• _Available data_
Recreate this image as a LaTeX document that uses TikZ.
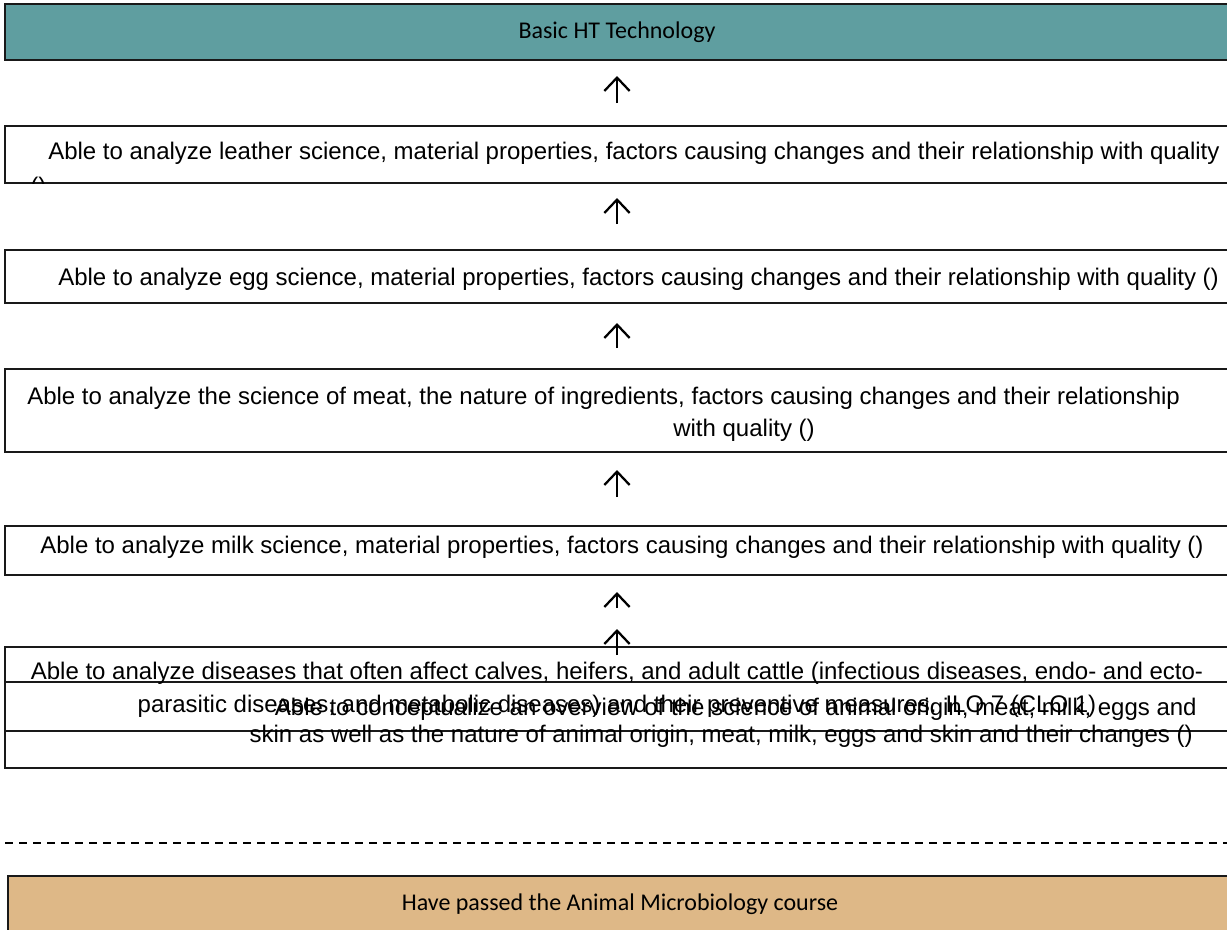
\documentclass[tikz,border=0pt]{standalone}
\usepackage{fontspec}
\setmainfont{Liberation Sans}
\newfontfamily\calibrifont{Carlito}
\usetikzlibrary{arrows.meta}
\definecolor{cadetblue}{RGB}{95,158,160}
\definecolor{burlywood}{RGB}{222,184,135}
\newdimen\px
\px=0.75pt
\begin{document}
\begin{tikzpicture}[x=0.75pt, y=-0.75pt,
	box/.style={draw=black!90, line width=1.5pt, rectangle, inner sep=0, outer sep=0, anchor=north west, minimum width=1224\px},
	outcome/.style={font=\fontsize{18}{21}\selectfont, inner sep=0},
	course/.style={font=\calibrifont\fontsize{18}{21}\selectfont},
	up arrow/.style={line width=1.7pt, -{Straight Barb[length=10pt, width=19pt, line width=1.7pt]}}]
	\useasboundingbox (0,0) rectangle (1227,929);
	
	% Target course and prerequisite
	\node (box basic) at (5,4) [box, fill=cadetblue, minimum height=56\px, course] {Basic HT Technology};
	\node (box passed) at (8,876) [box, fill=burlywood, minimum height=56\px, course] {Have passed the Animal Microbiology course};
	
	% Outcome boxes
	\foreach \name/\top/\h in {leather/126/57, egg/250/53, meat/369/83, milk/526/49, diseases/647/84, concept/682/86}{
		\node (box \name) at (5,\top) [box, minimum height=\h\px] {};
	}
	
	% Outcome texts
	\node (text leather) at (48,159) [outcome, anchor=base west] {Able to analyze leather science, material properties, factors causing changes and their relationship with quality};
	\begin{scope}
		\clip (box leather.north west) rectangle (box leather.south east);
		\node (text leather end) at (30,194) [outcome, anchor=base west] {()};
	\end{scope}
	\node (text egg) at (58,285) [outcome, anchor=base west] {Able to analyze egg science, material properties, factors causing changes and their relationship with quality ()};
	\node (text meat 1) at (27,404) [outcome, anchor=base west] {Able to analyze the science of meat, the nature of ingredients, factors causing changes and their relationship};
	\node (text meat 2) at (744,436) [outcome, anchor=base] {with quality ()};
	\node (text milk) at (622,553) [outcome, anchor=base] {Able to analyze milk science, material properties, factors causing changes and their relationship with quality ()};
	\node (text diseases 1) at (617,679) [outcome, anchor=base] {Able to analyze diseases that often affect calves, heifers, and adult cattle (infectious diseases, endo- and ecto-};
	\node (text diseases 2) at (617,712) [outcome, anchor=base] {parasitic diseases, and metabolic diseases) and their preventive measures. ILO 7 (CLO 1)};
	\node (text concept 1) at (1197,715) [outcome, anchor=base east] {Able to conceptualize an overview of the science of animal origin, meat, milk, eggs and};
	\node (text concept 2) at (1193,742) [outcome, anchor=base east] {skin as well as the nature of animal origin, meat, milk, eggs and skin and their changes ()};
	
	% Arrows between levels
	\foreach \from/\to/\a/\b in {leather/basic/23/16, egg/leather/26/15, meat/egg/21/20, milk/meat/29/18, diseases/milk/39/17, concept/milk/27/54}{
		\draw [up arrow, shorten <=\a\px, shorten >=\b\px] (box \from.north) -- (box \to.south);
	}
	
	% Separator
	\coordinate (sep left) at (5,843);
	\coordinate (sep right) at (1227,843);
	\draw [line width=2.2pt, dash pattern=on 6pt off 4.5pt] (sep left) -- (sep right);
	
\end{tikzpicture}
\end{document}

• _Problem statement_
Copy all the data exactly as written, but skip any picture.

• _Solution for this exercise_
Recreate this image as a LaTeX document that uses TikZ.
\documentclass[tikz,border=0pt]{standalone}
\usepackage{fontspec}
\setmainfont{Liberation Sans}
\newfontfamily\calibrifont{Carlito}
\usetikzlibrary{arrows.meta}
\definecolor{cadetblue}{RGB}{95,158,160}
\definecolor{burlywood}{RGB}{222,184,135}
\newdimen\px
\px=0.75pt
\begin{document}
\begin{tikzpicture}[x=0.75pt, y=-0.75pt,
	box/.style={draw=black!90, line width=1.5pt, rectangle, inner sep=0, outer sep=0, anchor=north west, minimum width=1224\px},
	outcome/.style={font=\fontsize{18}{21}\selectfont, inner sep=0},
	course/.style={font=\calibrifont\fontsize{18}{21}\selectfont},
	up arrow/.style={line width=1.7pt, -{Straight Barb[length=10pt, width=19pt, line width=1.7pt]}}]
	\useasboundingbox (0,0) rectangle (1227,929);
	
	% Target course and prerequisite
	\node (box basic) at (5,4) [box, fill=cadetblue, minimum height=56\px, course] {Basic HT Technology};
	\node (box passed) at (8,876) [box, fill=burlywood, minimum height=56\px, course] {Have passed the Animal Microbiology course};
	
	% Outcome boxes
	\foreach \name/\top/\h in {leather/126/57, egg/250/53, meat/369/83, milk/526/49, diseases/647/84, concept/682/86}{
		\node (box \name) at (5,\top) [box, minimum height=\h\px] {};
	}
	
	% Outcome texts
	\node (text leather) at (48,159) [outcome, anchor=base west] {Able to analyze leather science, material properties, factors causing changes and their relationship with quality};
	\begin{scope}
		\clip (box leather.north west) rectangle (box leather.south east);
		\node (text leather end) at (30,194) [outcome, anchor=base west] {()};
	\end{scope}
	\node (text egg) at (58,285) [outcome, anchor=base west] {Able to analyze egg science, material properties, factors causing changes and their relationship with quality ()};
	\node (text meat 1) at (27,404) [outcome, anchor=base west] {Able to analyze the science of meat, the nature of ingredients, factors causing changes and their relationship};
	\node (text meat 2) at (744,436) [outcome, anchor=base] {with quality ()};
	\node (text milk) at (622,553) [outcome, anchor=base] {Able to analyze milk science, material properties, factors causing changes and their relationship with quality ()};
	\node (text diseases 1) at (617,679) [outcome, anchor=base] {Able to analyze diseases that often affect calves, heifers, and adult cattle (infectious diseases, endo- and ecto-};
	\node (text diseases 2) at (617,712) [outcome, anchor=base] {parasitic diseases, and metabolic diseases) and their preventive measures. ILO 7 (CLO 1)};
	\node (text concept 1) at (1197,715) [outcome, anchor=base east] {Able to conceptualize an overview of the science of animal origin, meat, milk, eggs and};
	\node (text concept 2) at (1193,742) [outcome, anchor=base east] {skin as well as the nature of animal origin, meat, milk, eggs and skin and their changes ()};
	
	% Arrows between levels
	\foreach \from/\to/\a/\b in {leather/basic/23/16, egg/leather/26/15, meat/egg/21/20, milk/meat/29/18, diseases/milk/39/17, concept/milk/27/54}{
		\draw [up arrow, shorten <=\a\px, shorten >=\b\px] (box \from.north) -- (box \to.south);
	}
	
	% Separator
	\coordinate (sep left) at (5,843);
	\coordinate (sep right) at (1227,843);
	\draw [line width=2.2pt, dash pattern=on 6pt off 4.5pt] (sep left) -- (sep right);
	
\end{tikzpicture}
\end{document}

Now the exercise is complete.